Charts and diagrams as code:
+===+

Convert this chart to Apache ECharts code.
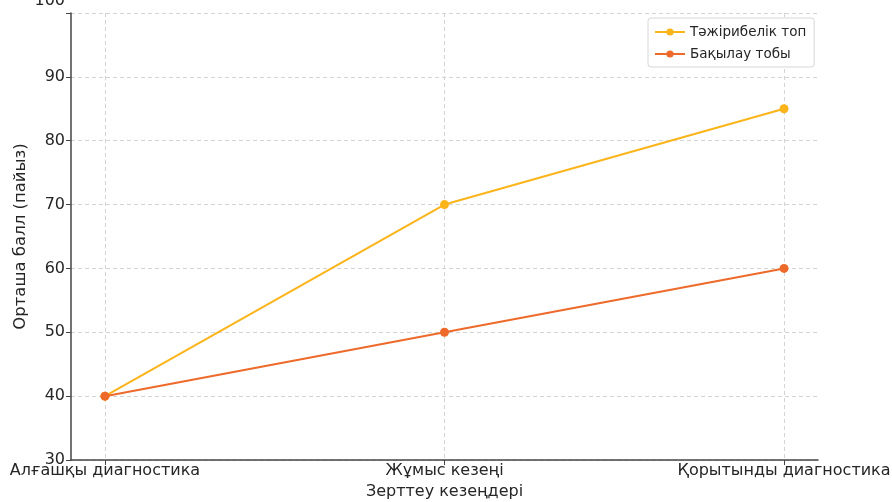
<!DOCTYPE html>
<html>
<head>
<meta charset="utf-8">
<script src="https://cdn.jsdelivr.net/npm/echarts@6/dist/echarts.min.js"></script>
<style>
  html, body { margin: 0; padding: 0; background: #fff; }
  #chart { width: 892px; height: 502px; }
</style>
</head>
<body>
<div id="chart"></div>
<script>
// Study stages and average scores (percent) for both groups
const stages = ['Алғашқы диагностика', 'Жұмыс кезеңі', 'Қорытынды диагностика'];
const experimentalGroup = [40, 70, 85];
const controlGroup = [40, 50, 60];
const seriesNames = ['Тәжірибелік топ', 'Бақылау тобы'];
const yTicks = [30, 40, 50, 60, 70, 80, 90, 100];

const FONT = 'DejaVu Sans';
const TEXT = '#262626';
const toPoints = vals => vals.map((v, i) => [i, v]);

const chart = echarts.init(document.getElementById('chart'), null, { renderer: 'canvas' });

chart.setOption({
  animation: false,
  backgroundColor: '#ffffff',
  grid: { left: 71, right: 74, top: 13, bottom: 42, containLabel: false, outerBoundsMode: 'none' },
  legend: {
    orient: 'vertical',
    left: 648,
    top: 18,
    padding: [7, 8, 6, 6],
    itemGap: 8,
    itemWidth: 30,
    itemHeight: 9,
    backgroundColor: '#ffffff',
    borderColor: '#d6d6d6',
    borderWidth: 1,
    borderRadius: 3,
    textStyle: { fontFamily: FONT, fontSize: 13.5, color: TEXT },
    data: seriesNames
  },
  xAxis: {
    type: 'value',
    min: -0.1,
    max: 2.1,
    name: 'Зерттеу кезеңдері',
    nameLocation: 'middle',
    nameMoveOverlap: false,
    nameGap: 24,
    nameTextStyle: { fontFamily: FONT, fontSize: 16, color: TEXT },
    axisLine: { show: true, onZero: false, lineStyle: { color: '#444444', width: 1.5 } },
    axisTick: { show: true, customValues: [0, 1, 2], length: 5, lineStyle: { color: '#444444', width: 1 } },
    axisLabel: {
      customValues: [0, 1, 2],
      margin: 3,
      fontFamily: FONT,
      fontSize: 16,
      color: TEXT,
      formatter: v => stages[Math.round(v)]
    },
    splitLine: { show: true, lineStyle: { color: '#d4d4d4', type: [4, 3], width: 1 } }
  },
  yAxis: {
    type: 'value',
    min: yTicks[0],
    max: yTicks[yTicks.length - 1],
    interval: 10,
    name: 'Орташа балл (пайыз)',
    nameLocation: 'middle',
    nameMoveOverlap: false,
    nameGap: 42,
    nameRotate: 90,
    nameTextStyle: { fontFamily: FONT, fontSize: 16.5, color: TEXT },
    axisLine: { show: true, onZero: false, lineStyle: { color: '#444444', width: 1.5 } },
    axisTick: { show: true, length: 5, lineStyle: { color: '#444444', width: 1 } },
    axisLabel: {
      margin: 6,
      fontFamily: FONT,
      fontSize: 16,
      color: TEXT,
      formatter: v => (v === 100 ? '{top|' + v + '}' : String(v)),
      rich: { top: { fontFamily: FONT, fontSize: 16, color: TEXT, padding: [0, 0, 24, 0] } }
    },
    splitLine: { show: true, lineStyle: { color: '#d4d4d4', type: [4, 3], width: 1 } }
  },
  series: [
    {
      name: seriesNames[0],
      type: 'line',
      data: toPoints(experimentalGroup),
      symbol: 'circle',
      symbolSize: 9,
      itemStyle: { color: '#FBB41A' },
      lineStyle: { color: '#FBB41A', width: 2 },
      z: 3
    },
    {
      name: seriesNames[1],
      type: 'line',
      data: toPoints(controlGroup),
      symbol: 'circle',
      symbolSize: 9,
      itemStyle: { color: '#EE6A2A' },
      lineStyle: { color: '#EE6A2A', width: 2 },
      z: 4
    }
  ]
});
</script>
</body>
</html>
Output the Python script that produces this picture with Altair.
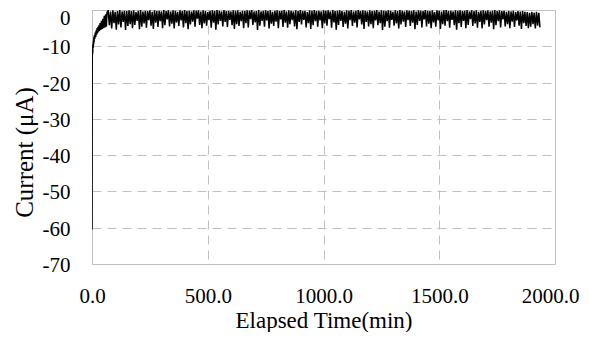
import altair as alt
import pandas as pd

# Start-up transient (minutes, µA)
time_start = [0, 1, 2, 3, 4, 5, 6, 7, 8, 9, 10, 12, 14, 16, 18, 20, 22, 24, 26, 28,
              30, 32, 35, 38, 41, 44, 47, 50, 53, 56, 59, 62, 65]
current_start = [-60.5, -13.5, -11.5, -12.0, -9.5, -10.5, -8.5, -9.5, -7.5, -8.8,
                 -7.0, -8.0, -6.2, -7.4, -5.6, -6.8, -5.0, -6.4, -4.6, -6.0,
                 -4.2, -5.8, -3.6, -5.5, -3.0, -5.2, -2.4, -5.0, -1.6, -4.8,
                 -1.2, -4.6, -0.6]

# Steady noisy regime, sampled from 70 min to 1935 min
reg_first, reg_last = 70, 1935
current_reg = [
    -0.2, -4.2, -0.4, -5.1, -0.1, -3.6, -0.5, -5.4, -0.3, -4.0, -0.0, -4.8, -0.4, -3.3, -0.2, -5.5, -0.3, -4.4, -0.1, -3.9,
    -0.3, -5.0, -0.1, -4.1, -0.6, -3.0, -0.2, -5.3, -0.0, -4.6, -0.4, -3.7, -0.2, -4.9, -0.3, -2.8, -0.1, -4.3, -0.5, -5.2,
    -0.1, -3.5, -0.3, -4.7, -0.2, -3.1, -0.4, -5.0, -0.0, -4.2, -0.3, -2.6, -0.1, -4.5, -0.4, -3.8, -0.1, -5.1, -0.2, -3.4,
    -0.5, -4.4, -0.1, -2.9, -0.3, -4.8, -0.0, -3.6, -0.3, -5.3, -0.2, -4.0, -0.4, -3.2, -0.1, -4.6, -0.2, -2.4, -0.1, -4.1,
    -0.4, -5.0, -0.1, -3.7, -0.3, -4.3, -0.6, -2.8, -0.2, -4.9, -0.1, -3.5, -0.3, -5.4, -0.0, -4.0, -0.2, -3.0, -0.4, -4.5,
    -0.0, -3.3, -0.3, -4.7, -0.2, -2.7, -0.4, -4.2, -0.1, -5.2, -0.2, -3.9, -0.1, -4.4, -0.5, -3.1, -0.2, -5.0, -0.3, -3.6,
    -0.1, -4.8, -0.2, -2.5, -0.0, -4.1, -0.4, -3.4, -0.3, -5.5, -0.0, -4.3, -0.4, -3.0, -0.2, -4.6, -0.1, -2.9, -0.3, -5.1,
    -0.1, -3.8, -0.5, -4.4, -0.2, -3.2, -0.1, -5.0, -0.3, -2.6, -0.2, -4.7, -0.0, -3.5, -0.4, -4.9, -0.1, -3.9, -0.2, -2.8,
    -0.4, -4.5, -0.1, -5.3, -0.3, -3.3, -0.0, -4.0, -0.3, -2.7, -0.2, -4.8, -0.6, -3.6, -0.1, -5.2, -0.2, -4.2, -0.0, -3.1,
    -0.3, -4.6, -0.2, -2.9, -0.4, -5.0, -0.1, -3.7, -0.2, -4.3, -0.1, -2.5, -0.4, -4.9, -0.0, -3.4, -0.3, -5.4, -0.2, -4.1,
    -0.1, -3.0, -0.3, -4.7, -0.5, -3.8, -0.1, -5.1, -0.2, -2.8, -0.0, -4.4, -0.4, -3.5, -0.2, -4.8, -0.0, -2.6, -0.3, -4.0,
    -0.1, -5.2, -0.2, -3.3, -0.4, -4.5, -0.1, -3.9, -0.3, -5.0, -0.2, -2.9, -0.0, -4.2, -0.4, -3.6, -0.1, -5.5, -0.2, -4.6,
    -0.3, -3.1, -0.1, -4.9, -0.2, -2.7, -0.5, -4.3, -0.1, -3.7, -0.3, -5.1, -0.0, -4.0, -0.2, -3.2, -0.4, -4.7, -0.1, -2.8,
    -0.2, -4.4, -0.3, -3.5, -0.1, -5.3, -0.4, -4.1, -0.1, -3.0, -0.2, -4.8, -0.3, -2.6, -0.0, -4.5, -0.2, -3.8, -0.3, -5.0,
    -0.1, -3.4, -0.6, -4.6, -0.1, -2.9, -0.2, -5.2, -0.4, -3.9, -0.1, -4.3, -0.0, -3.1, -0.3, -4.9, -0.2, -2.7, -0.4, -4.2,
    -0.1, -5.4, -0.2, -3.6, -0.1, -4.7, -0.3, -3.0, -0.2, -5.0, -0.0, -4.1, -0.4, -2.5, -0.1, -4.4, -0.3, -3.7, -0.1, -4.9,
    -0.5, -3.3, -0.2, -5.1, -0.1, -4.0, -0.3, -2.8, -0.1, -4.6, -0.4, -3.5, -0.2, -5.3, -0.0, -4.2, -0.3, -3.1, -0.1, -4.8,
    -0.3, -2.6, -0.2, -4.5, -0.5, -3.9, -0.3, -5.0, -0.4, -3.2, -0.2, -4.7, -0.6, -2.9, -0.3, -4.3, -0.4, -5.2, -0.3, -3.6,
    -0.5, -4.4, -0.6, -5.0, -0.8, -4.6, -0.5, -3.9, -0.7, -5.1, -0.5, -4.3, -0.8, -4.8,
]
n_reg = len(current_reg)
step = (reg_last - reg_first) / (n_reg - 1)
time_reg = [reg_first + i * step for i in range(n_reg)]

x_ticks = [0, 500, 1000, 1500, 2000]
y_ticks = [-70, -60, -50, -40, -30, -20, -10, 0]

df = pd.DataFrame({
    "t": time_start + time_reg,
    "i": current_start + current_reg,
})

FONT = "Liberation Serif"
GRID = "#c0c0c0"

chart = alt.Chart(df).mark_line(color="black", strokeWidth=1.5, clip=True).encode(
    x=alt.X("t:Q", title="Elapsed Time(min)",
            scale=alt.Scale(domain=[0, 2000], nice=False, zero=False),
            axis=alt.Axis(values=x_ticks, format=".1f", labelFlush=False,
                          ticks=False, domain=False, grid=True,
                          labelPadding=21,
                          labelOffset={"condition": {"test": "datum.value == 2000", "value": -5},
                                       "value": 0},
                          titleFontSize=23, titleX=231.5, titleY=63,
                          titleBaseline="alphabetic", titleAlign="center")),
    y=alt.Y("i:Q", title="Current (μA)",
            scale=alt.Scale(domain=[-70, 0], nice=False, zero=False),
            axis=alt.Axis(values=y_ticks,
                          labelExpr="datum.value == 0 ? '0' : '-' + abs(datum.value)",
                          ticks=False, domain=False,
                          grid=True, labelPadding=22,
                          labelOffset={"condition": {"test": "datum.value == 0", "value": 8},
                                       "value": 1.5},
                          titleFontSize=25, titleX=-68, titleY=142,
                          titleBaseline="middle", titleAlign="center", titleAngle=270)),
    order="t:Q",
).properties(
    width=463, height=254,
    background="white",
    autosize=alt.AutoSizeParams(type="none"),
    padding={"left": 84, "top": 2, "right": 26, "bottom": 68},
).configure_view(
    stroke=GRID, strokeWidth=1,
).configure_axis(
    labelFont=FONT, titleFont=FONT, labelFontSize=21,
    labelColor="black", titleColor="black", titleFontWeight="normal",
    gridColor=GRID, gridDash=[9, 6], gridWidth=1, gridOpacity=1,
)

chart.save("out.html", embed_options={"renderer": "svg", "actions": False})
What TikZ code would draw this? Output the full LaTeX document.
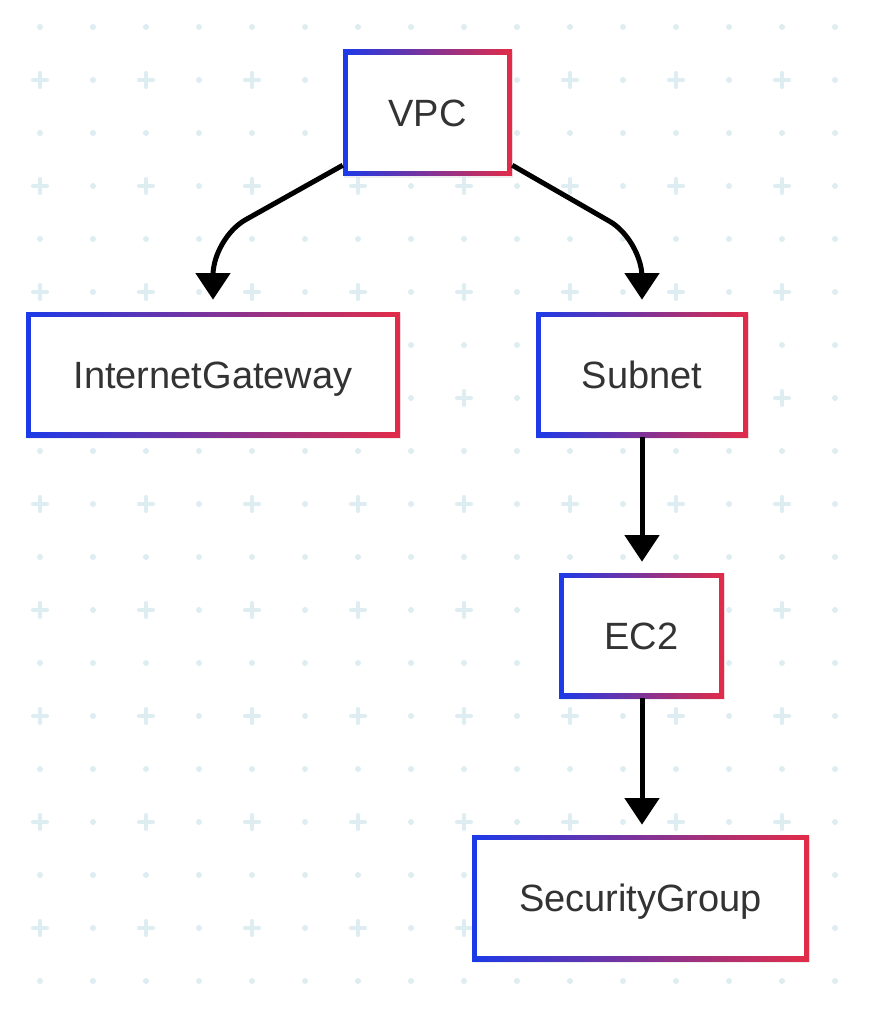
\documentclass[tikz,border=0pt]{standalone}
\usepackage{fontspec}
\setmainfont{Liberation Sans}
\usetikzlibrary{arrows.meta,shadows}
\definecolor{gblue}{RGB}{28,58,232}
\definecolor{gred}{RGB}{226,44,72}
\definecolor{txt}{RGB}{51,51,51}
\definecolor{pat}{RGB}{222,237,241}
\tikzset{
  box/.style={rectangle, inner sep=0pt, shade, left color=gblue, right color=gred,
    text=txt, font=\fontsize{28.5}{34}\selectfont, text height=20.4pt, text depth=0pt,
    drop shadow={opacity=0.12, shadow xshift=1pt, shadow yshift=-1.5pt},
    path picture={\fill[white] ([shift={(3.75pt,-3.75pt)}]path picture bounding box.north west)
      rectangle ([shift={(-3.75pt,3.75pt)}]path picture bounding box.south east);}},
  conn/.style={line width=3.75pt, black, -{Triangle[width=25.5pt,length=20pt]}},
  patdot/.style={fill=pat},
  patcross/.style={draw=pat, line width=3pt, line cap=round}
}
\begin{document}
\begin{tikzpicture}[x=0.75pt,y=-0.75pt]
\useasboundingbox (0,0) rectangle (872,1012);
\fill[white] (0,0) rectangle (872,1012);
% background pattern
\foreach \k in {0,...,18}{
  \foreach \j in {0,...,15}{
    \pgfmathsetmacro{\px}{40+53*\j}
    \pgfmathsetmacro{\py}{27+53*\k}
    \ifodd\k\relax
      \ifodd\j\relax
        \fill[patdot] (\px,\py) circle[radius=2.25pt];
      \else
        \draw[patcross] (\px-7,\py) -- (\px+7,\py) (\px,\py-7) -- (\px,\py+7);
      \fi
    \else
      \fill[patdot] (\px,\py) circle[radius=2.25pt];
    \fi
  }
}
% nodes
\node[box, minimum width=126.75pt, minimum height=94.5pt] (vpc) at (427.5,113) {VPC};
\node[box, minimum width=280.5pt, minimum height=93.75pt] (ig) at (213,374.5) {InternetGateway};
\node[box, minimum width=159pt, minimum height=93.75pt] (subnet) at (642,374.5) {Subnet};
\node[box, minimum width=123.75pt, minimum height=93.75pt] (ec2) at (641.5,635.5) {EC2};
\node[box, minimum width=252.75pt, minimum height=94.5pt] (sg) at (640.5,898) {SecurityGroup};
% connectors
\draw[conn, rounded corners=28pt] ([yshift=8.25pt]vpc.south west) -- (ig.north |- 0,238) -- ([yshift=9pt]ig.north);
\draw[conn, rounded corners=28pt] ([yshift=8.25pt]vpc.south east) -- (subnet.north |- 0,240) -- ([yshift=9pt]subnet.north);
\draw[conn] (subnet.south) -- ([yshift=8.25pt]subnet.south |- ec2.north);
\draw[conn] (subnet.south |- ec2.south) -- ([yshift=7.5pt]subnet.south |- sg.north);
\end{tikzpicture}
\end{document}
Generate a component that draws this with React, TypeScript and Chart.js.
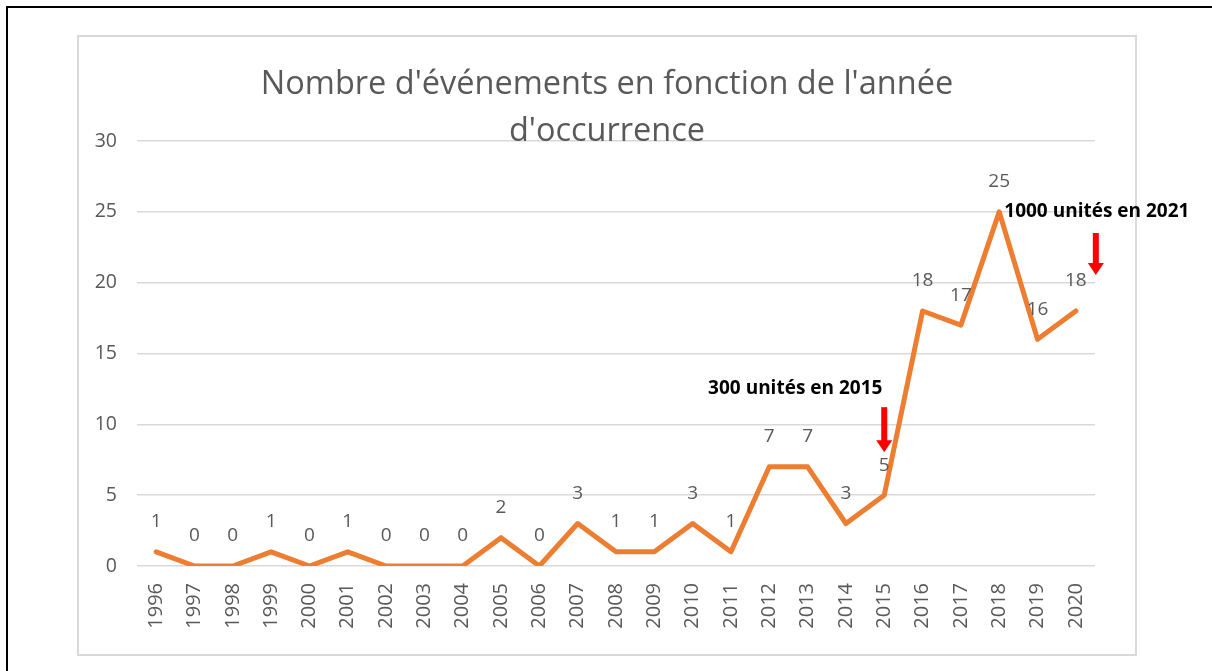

+===+

SET PROBLEM:
Look above for the line containing "Output the Python", then write out every line from there down to the line containing "-1.2, -4.6, -0.6]", that line included, with no pictures.

WRITTEN ANSWER:
Output the Python script that produces this picture with Altair.
import altair as alt
import pandas as pd

# Start-up transient (minutes, µA)
time_start = [0, 1, 2, 3, 4, 5, 6, 7, 8, 9, 10, 12, 14, 16, 18, 20, 22, 24, 26, 28,
              30, 32, 35, 38, 41, 44, 47, 50, 53, 56, 59, 62, 65]
current_start = [-60.5, -13.5, -11.5, -12.0, -9.5, -10.5, -8.5, -9.5, -7.5, -8.8,
                 -7.0, -8.0, -6.2, -7.4, -5.6, -6.8, -5.0, -6.4, -4.6, -6.0,
                 -4.2, -5.8, -3.6, -5.5, -3.0, -5.2, -2.4, -5.0, -1.6, -4.8,
                 -1.2, -4.6, -0.6]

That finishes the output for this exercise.